Среди абитуриентов были очень самоуверенные, но в училище не попавшие Лена Евтушенко и Сережа Косолапов. Лена – пышногрудая, сексапильная и по-взрослому курящая девушка была сестрой поэта Евгения Евтушенко. Вместо Щукинского она поступила в Щепкинское, а потом много лет работала в Московской филармонии, где администратором была мама Елены и Евгения Зинаида Ермолаевна Евтушенко. Когда я был студентом, то подрабатывал ведущим филармонических концертов. Зинаида Ермолаевна охотно подкармливала меня такими концертами.

Но больше всего я работал у гениального администратора и организатора концертов Володи Фридмана. Его особенность заключалась в редкой дисциплинированности и точности. Он говорил артисту: "Приезжай в 7:15 вечера. На сцену выйдешь в 7:25. В 7:40 ты свободен и к 8 вечера успеешь на второй концерт". И всё был точно так, как он обещал. Редкое качество для администратора во все времена. Артисты обожали Володю, хотя за его спиной шутили по поводу его, как сказали бы сегодня, нетрадиционной сексуальной ориентации.

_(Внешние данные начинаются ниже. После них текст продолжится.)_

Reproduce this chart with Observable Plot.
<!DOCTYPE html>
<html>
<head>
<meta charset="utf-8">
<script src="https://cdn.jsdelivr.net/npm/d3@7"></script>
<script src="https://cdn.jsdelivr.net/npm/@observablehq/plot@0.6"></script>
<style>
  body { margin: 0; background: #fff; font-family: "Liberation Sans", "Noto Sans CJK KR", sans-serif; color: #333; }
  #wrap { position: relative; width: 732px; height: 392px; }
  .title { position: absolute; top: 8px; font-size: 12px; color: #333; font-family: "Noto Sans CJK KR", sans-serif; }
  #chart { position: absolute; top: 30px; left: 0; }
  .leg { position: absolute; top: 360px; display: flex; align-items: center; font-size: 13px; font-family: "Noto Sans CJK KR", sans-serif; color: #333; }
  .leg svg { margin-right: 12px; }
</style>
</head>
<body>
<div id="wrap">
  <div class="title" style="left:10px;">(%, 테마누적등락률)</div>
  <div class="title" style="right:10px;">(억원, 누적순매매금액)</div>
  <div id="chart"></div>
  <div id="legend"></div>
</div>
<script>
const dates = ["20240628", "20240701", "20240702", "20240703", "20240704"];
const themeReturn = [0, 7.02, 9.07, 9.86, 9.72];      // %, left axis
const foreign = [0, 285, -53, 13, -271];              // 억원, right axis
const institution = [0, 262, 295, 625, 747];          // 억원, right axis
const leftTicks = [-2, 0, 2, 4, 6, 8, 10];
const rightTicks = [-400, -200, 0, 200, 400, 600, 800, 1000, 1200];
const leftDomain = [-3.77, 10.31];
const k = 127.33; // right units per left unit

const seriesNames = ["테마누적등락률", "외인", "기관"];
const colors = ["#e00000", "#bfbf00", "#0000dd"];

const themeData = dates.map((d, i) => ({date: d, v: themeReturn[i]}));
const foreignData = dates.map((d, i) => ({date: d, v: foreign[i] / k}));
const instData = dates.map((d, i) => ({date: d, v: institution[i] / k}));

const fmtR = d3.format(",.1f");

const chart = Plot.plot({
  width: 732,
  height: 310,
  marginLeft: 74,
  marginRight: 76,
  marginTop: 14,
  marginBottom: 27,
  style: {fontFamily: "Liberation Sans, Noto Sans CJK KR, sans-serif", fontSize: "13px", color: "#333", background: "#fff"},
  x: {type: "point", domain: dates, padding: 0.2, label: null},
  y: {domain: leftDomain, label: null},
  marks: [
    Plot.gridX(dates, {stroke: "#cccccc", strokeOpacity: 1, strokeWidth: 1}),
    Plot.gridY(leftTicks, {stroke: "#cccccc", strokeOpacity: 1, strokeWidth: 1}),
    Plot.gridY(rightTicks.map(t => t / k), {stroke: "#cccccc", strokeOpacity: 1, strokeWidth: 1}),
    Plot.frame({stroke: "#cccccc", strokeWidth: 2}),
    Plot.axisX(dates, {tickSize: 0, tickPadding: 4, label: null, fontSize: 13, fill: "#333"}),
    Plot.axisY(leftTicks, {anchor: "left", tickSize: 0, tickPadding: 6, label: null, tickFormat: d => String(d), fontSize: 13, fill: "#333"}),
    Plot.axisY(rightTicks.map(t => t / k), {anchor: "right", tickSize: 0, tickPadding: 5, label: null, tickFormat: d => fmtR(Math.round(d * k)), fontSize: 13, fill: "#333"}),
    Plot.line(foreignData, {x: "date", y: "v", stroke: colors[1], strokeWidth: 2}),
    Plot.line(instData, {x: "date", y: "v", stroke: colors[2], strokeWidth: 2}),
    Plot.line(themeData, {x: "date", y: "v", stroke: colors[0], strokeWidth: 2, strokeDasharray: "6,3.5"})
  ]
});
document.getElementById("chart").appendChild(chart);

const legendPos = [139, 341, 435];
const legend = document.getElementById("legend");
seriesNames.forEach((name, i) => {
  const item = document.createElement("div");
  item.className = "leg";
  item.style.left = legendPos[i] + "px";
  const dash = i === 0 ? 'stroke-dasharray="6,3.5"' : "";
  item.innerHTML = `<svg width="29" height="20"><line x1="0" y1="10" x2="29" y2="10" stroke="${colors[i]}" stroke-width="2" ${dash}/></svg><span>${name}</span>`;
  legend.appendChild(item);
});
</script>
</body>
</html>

 Из тех, кто поступал со мной в Щукинское, двое были в армейских гимнастерках. Это только что демобилизованные Ефим Кациров и Владимир Гордяков. Именно солдатской формой они и выделялись. Больше из парней никого не запомнил. Зато девушки были – глаз не оторвать: загорелая, длинноногая Алла Музыка, смуглая, черноглазая Земфира Цахилова, принесшая с собой осетинскую гармонь, Нонна Новосядлова, говорившая с украинской напевностью…

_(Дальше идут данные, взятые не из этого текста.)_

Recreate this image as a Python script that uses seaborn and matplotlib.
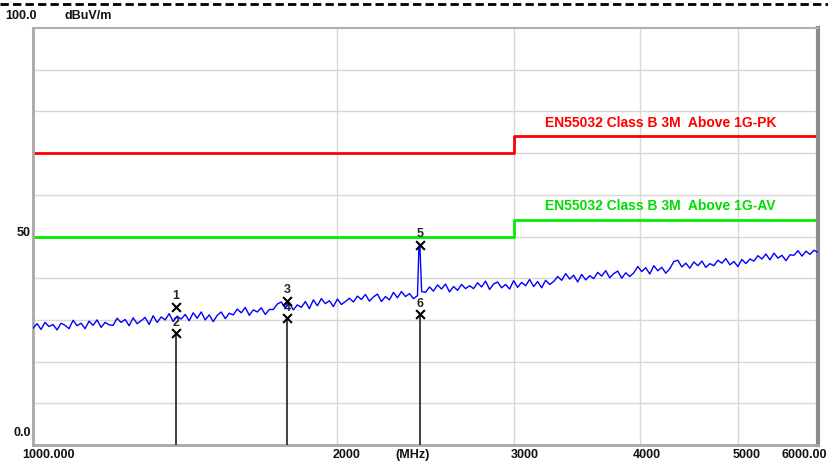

 Когда на стене в Щукинском вывесили списки принятых, мой папа приехал проверить и… либо поздравить меня, либо утешить. Он был единственным приехавшим родителем, и я этого стеснялся: что я, папенькин сынок, что ли? Отец понял это, не стал меня смущать и расспрашивать, а подошел к спискам, нашел мою фамилию и поспешил домой обрадовать жену.

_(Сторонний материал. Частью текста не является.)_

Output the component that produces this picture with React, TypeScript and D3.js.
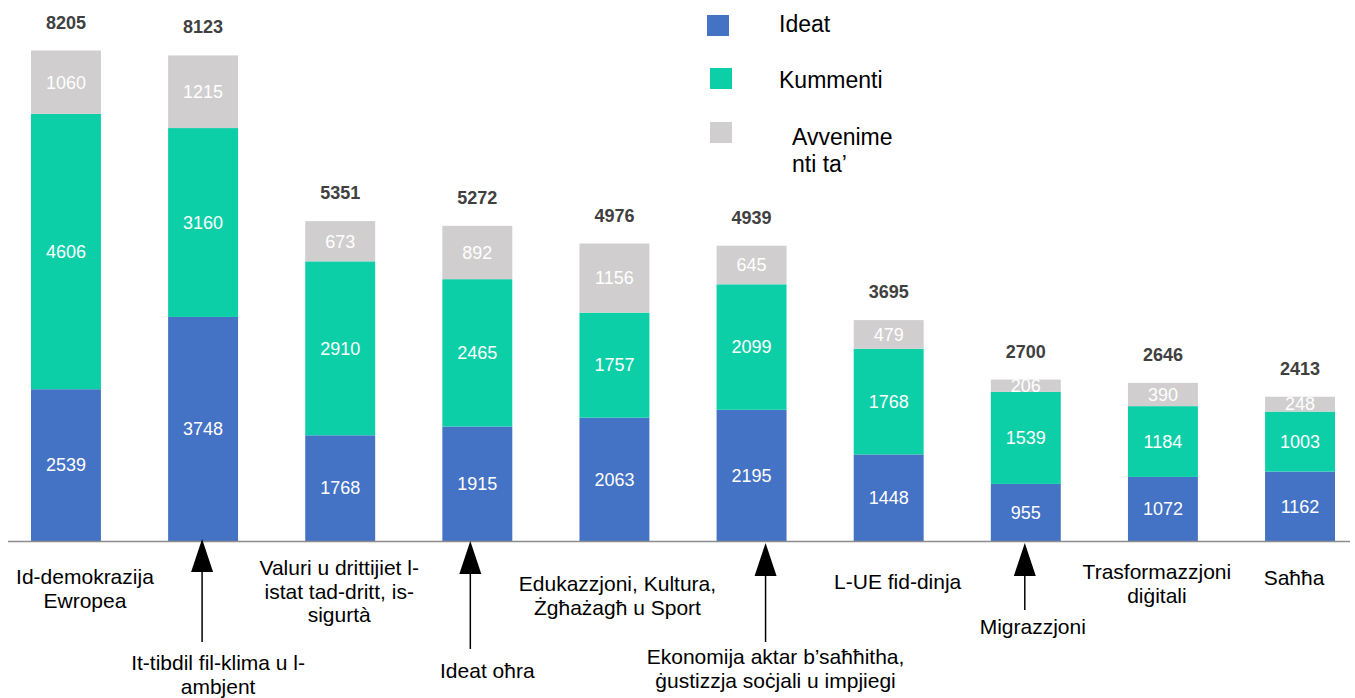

 До первой явки в институт 31 августа было много времени, и я полетел в Киев. Жил у маминого брата, дяди Пети. На киевской киностудии имени Довженко пытался заработать в массовке. Ничего толком не получилось. Зато за месяц отрастил бороду. В киевских троллейбусах бабки ругали меня за это: «Ты чаво, поп что ль?!» А потом приехал папа, с которым мы договорились ехать на юг, к Чёрному морю, с заездом в Харьков для встречи с его отцом, моим дедом. Увидев меня бородатым, он сказал одно слово: «Сбрить!» и повел в парикмахерскую.

 

 Дед

 

 Мой отец Янкель-Фишель Волькович Лахман родился в 1914 году в буковинском городе Каменец-Подольском, что на реке Смотрич, в прикарпатской части Украины, в Российской империи. Свой День Рождения он отмечал 1 ноября. Каменец-Подольский (он же Каменец-Подольск) был известен старой турецкой крепостью. Отец рассказывал, как мальчишкой любил бродить по крепости, играть там. Эта крепость была показана в детском кинофильме советских времён «Кортик» по одноимённой приключенческой повести Анатолия Рыбакова (Аронова), с которым, как выяснилось много позже, дружил мой тесть Александр Борисович Аронов, писатель и режиссер цирка и театра. А ещё Каменец-Подольский славился сладкой кукурузой и вкуснейшими яблоками, ставшими любимой едой моего отца на всю жизнь. Кукурузу он присыпал солью, а яблоко съедал полностью, оставляя на ладони только яблочные косточки.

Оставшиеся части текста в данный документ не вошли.